▶ Your goal
Copy everything in the listing below word for word, apart from any images.

▶ Information shown
** Start **

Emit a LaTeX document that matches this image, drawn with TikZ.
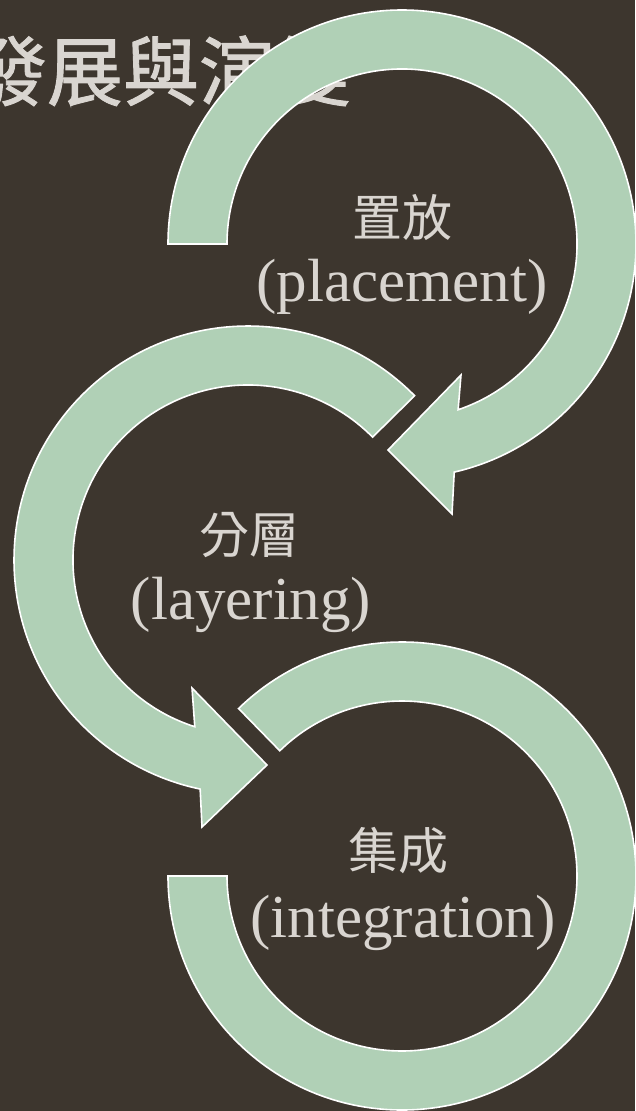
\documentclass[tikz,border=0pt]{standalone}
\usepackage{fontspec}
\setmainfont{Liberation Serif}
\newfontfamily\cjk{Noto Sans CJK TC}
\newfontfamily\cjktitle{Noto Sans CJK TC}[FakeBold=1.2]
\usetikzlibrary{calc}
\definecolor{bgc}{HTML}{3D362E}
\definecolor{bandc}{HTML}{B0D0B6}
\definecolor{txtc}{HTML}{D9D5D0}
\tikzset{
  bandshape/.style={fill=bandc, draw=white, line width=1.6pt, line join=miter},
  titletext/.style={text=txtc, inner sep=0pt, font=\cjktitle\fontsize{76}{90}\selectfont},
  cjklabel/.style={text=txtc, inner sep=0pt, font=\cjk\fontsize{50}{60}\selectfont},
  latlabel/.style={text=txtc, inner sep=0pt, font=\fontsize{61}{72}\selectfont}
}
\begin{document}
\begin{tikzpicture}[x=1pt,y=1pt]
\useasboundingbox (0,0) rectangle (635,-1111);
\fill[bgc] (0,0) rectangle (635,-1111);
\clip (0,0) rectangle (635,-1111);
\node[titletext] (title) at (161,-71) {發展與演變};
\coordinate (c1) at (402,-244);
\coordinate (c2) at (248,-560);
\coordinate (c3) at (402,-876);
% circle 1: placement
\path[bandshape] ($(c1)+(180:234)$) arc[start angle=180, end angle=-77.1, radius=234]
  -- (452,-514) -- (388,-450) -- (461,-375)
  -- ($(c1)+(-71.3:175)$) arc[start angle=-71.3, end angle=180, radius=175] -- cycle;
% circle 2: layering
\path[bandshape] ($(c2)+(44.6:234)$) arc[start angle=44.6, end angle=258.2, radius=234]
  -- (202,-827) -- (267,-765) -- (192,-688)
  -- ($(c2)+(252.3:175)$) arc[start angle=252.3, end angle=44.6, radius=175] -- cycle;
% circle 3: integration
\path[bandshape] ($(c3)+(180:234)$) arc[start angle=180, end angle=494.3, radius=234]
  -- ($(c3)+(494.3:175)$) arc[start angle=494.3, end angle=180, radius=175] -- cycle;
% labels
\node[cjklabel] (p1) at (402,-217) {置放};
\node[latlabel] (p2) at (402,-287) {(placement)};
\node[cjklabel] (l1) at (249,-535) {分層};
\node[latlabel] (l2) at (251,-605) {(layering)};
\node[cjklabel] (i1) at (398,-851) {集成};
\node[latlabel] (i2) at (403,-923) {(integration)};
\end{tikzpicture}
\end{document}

** End **

▶ Result of this task
Emit a LaTeX document that matches this image, drawn with TikZ.
\documentclass[tikz,border=0pt]{standalone}
\usepackage{fontspec}
\setmainfont{Liberation Serif}
\newfontfamily\cjk{Noto Sans CJK TC}
\newfontfamily\cjktitle{Noto Sans CJK TC}[FakeBold=1.2]
\usetikzlibrary{calc}
\definecolor{bgc}{HTML}{3D362E}
\definecolor{bandc}{HTML}{B0D0B6}
\definecolor{txtc}{HTML}{D9D5D0}
\tikzset{
  bandshape/.style={fill=bandc, draw=white, line width=1.6pt, line join=miter},
  titletext/.style={text=txtc, inner sep=0pt, font=\cjktitle\fontsize{76}{90}\selectfont},
  cjklabel/.style={text=txtc, inner sep=0pt, font=\cjk\fontsize{50}{60}\selectfont},
  latlabel/.style={text=txtc, inner sep=0pt, font=\fontsize{61}{72}\selectfont}
}
\begin{document}
\begin{tikzpicture}[x=1pt,y=1pt]
\useasboundingbox (0,0) rectangle (635,-1111);
\fill[bgc] (0,0) rectangle (635,-1111);
\clip (0,0) rectangle (635,-1111);
\node[titletext] (title) at (161,-71) {發展與演變};
\coordinate (c1) at (402,-244);
\coordinate (c2) at (248,-560);
\coordinate (c3) at (402,-876);
% circle 1: placement
\path[bandshape] ($(c1)+(180:234)$) arc[start angle=180, end angle=-77.1, radius=234]
  -- (452,-514) -- (388,-450) -- (461,-375)
  -- ($(c1)+(-71.3:175)$) arc[start angle=-71.3, end angle=180, radius=175] -- cycle;
% circle 2: layering
\path[bandshape] ($(c2)+(44.6:234)$) arc[start angle=44.6, end angle=258.2, radius=234]
  -- (202,-827) -- (267,-765) -- (192,-688)
  -- ($(c2)+(252.3:175)$) arc[start angle=252.3, end angle=44.6, radius=175] -- cycle;
% circle 3: integration
\path[bandshape] ($(c3)+(180:234)$) arc[start angle=180, end angle=494.3, radius=234]
  -- ($(c3)+(494.3:175)$) arc[start angle=494.3, end angle=180, radius=175] -- cycle;
% labels
\node[cjklabel] (p1) at (402,-217) {置放};
\node[latlabel] (p2) at (402,-287) {(placement)};
\node[cjklabel] (l1) at (249,-535) {分層};
\node[latlabel] (l2) at (251,-605) {(layering)};
\node[cjklabel] (i1) at (398,-851) {集成};
\node[latlabel] (i2) at (403,-923) {(integration)};
\end{tikzpicture}
\end{document}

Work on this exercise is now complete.